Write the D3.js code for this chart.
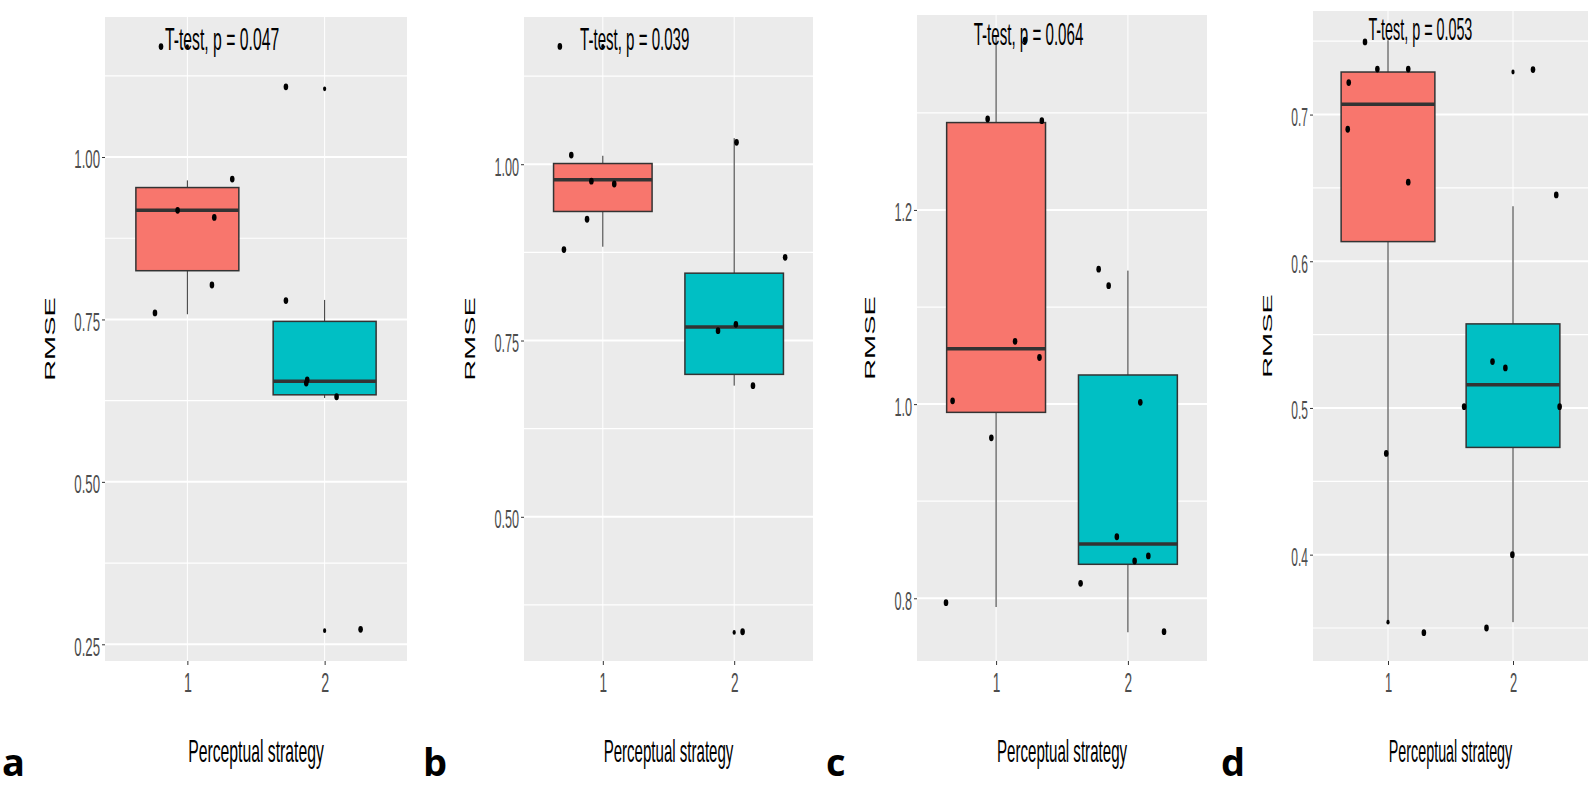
<!DOCTYPE html>
<html>
<head>
<meta charset="utf-8">
<script src="https://cdn.jsdelivr.net/npm/d3@7"></script>
<style>
body { margin: 0; background: #fff; }
svg { display: block; }
</style>
</head>
<body>
<div id="graphic"></div>
<script>
// Panels and groups
const panels = ['a', 'b', 'c', 'd'];
const groups = ['1', '2'];
const groupColors = ['#F8766D', '#00BFC4'];

// T-test annotation per panel, placed in data units (x, y)
const pValues = ['0.047', '0.039', '0.064', '0.053'];
const labelX = [0.837, 0.827, 0.830, 0.843];
const labelY = [1.165, 1.162, 1.370, 0.7506];

// Y scales, ticks and gridlines
const yDomains = [[0.2243, 1.2155], [0.2955, 1.2088], [0.7354, 1.4008], [0.3275, 0.7706]];
const yTicks = [[0.25, 0.50, 0.75, 1.00], [0.50, 0.75, 1.00], [0.8, 1.0, 1.2], [0.4, 0.5, 0.6, 0.7]];
const yTickLabels = [['0.25', '0.50', '0.75', '1.00'], ['0.50', '0.75', '1.00'], ['0.8', '1.0', '1.2'], ['0.4', '0.5', '0.6', '0.7']];
const yMinor = [[0.375, 0.625, 0.875, 1.125], [0.375, 0.625, 0.875, 1.125], [0.9, 1.1, 1.3], [0.35, 0.45, 0.55, 0.65, 0.75]];

// Box stats per panel and group: [lower whisker, Q1, median, Q3, upper whisker]
const boxStats = [
    [[0.758, 0.825, 0.918, 0.953, 0.964], [0.629, 0.634, 0.655, 0.747, 0.780]],
    [[0.883, 0.933, 0.978, 1.001, 1.012], [0.686, 0.702, 0.769, 0.8455, 1.037]],
    [[0.791, 0.9915, 1.057, 1.290, 1.380], [0.765, 0.835, 0.856, 1.030, 1.1375]],
    [[0.354, 0.6134, 0.707, 0.729, 0.7507], [0.354, 0.4731, 0.5159, 0.5573, 0.6375]]
];

// Outliers drawn on the group centre
const outliers = [
    [[1.17], [1.105, 0.271]],
    [[1.167], [0.336]],
    [[], []],
    [[0.354], [0.729]]
];

// Jittered points: [x offset from group centre, RMSE]
const jitter = [
    [
        [[-0.236, 0.760], [-0.071, 0.918], [0.196, 0.907], [0.327, 0.966], [0.179, 0.803], [-0.192, 1.17]],
        [[-0.282, 1.108], [-0.282, 0.779], [-0.134, 0.652], [-0.127, 0.657], [0.087, 0.631], [0.262, 0.273]]
    ],
    [
        [[-0.240, 1.013], [-0.087, 0.976], [0.087, 0.972], [-0.120, 0.922], [-0.296, 0.879], [-0.327, 1.167]],
        [[0.018, 1.031], [0.388, 0.868], [-0.123, 0.764], [0.013, 0.773], [0.143, 0.686], [0.064, 0.337]]
    ],
    [
        [[-0.064, 1.2937], [0.347, 1.292], [0.144, 1.0647], [0.329, 1.048], [-0.330, 1.0034], [-0.036, 0.9653], [-0.380, 0.7955], [0.22, 1.375]],
        [[-0.222, 1.139], [-0.146, 1.122], [0.094, 1.0018], [-0.084, 0.8634], [0.155, 0.8436], [0.051, 0.8384], [-0.359, 0.8154], [0.274, 0.7656]]
    ],
    [
        [[-0.184, 0.7495], [-0.085, 0.731], [0.162, 0.731], [-0.314, 0.7218], [-0.322, 0.690], [0.162, 0.6539], [-0.014, 0.469], [0.287, 0.3468]],
        [[0.160, 0.7307], [0.346, 0.6452], [-0.164, 0.5316], [-0.061, 0.5273], [-0.391, 0.5009], [0.373, 0.5009], [-0.005, 0.40], [-0.212, 0.350]]
    ]
];

(function(d3){

    let width = 1594, height = 788;
    const font = '"Liberation Sans", Arial, Helvetica, sans-serif';

    // Plot area of each panel on the page
    let frames = [
        { x0: 105, x1: 407, y0: 17, y1: 661, letterX: 2 },
        { x0: 524, x1: 813, y0: 17, y1: 661, letterX: 423 },
        { x0: 917, x1: 1207, y0: 15, y1: 661, letterX: 826 },
        { x0: 1313, x1: 1588, y0: 11, y1: 661, letterX: 1221 }
    ];

    let svg = d3.select('#graphic')
                .append('svg')
                .attr('width', width)
                .attr('height', height);

    svg.append('rect').attr('width', width).attr('height', height).attr('fill', '#fff');

    panels.forEach((p, i) => drawPanel(i));

    function drawPanel(i)
    {
        let f = frames[i];
        let x = d3.scaleLinear().domain([0.4, 2.6]).range([f.x0, f.x1]);
        let y = d3.scaleLinear().domain(yDomains[i]).range([f.y1, f.y0]);

        // The source picture was squeezed sideways, so text is too
        let unit = x(2) - x(1);
        let sx = 0.0037 * unit;

        let g = svg.append('g');

        g.append('rect')
         .attr('x', f.x0).attr('y', f.y0)
         .attr('width', f.x1 - f.x0).attr('height', f.y1 - f.y0)
         .attr('fill', '#ebebeb');

        // Gridlines
        g.selectAll(null).data(yMinor[i]).join('line')
         .attr('x1', f.x0).attr('x2', f.x1)
         .attr('y1', d => y(d)).attr('y2', d => y(d))
         .attr('stroke', '#fff').attr('stroke-width', 1.2);

        g.selectAll(null).data(yTicks[i]).join('line')
         .attr('x1', f.x0).attr('x2', f.x1)
         .attr('y1', d => y(d)).attr('y2', d => y(d))
         .attr('stroke', '#fff').attr('stroke-width', 2);

        g.selectAll(null).data([1, 2]).join('line')
         .attr('x1', d => x(d)).attr('x2', d => x(d))
         .attr('y1', f.y0).attr('y2', f.y1)
         .attr('stroke', '#fff').attr('stroke-width', 1);

        // Boxes, outliers and jittered points
        groups.forEach((grp, j) => {
            let s = boxStats[i][j];
            let cx = x(j + 1);
            let hw = 0.375 * unit;

            g.append('line')
             .attr('x1', cx).attr('x2', cx)
             .attr('y1', y(s[0])).attr('y2', y(s[4]))
             .attr('stroke', '#333').attr('stroke-width', 1);

            g.append('rect')
             .attr('x', cx - hw).attr('y', y(s[3]))
             .attr('width', 2 * hw).attr('height', y(s[1]) - y(s[3]))
             .attr('fill', groupColors[j])
             .attr('stroke', '#333').attr('stroke-width', 1.5);

            g.append('line')
             .attr('x1', cx - hw).attr('x2', cx + hw)
             .attr('y1', y(s[2])).attr('y2', y(s[2]))
             .attr('stroke', '#333').attr('stroke-width', 3.5);

            g.selectAll(null).data(outliers[i][j]).join('ellipse')
             .attr('cx', cx).attr('cy', d => y(d))
             .attr('rx', 1.6).attr('ry', 2.4)
             .attr('fill', '#000');

            g.selectAll(null).data(jitter[i][j]).join('ellipse')
             .attr('cx', d => x(j + 1 + d[0])).attr('cy', d => y(d[1]))
             .attr('rx', 2.3).attr('ry', 3.4)
             .attr('fill', '#000');
        });

        // T-test annotation
        g.append('text')
         .attr('transform', `translate(${x(labelX[i])},${y(labelY[i])}) scale(${sx},1)`)
         .style('font-family', font).style('font-size', '31px')
         .attr('fill', '#000')
         .text(`T-test, p = ${pValues[i]}`);

        // Y axis
        let ya = g.append('g')
            .attr('transform', `translate(${f.x0},0)`)
            .call(d3.axisLeft(y)
                .tickValues(yTicks[i])
                .tickFormat((d, k) => yTickLabels[i][k])
                .tickSize(3)
                .tickPadding(0));
        ya.select('.domain').remove();
        ya.selectAll('.tick line').attr('stroke', '#333');
        ya.selectAll('.tick text')
          .attr('x', -5 / sx)
          .attr('dy', '0.42em')
          .attr('transform', `scale(${sx},1)`)
          .attr('fill', '#4d4d4d')
          .style('font-family', font).style('font-size', '26px');

        // X axis
        let xa = g.append('g')
            .attr('transform', `translate(0,${f.y1})`)
            .call(d3.axisBottom(x)
                .tickValues([1, 2])
                .tickFormat(d => groups[d - 1])
                .tickSize(4)
                .tickPadding(7));
        xa.select('.domain').remove();
        xa.selectAll('.tick line').attr('stroke', '#333');
        xa.selectAll('.tick text')
          .attr('transform', `scale(${sx},1)`)
          .attr('fill', '#4d4d4d')
          .style('font-family', font).style('font-size', '28px');

        // Axis titles
        let bb = ya.node().getBBox();
        let rmseRight = f.x0 + bb.x - 19;
        g.append('text')
         .attr('transform', `translate(${rmseRight},${(f.y0 + f.y1) / 2}) scale(${sx},1) rotate(-90)`)
         .attr('text-anchor', 'middle')
         .style('font-family', font).style('font-size', '29px')
         .attr('fill', '#000')
         .text('RMSE');

        g.append('text')
         .attr('transform', `translate(${(f.x0 + f.x1) / 2},761.5) scale(${sx},1)`)
         .attr('text-anchor', 'middle')
         .style('font-family', font).style('font-size', '31px')
         .attr('fill', '#000')
         .text('Perceptual strategy');

        // Panel letter
        g.append('text')
         .attr('x', f.letterX).attr('y', 776)
         .style('font-family', '"Open Sans", "DejaVu Sans", sans-serif')
         .style('font-size', '38px').style('font-weight', 'bold')
         .attr('fill', '#000')
         .text(panels[i]);
    }

})(window.d3);
</script>
</body>
</html>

*Task goal*
Restate the material word for word from its first line through the line containing "const groupColors = ['#F8766D', '#00BFC4'];", both included; the pictures do not belong in it.

*Written answer*
Write the D3.js code for this chart.
<!DOCTYPE html>
<html>
<head>
<meta charset="utf-8">
<script src="https://cdn.jsdelivr.net/npm/d3@7"></script>
<style>
body { margin: 0; background: #fff; }
svg { display: block; }
</style>
</head>
<body>
<div id="graphic"></div>
<script>
// Panels and groups
const panels = ['a', 'b', 'c', 'd'];
const groups = ['1', '2'];
const groupColors = ['#F8766D', '#00BFC4'];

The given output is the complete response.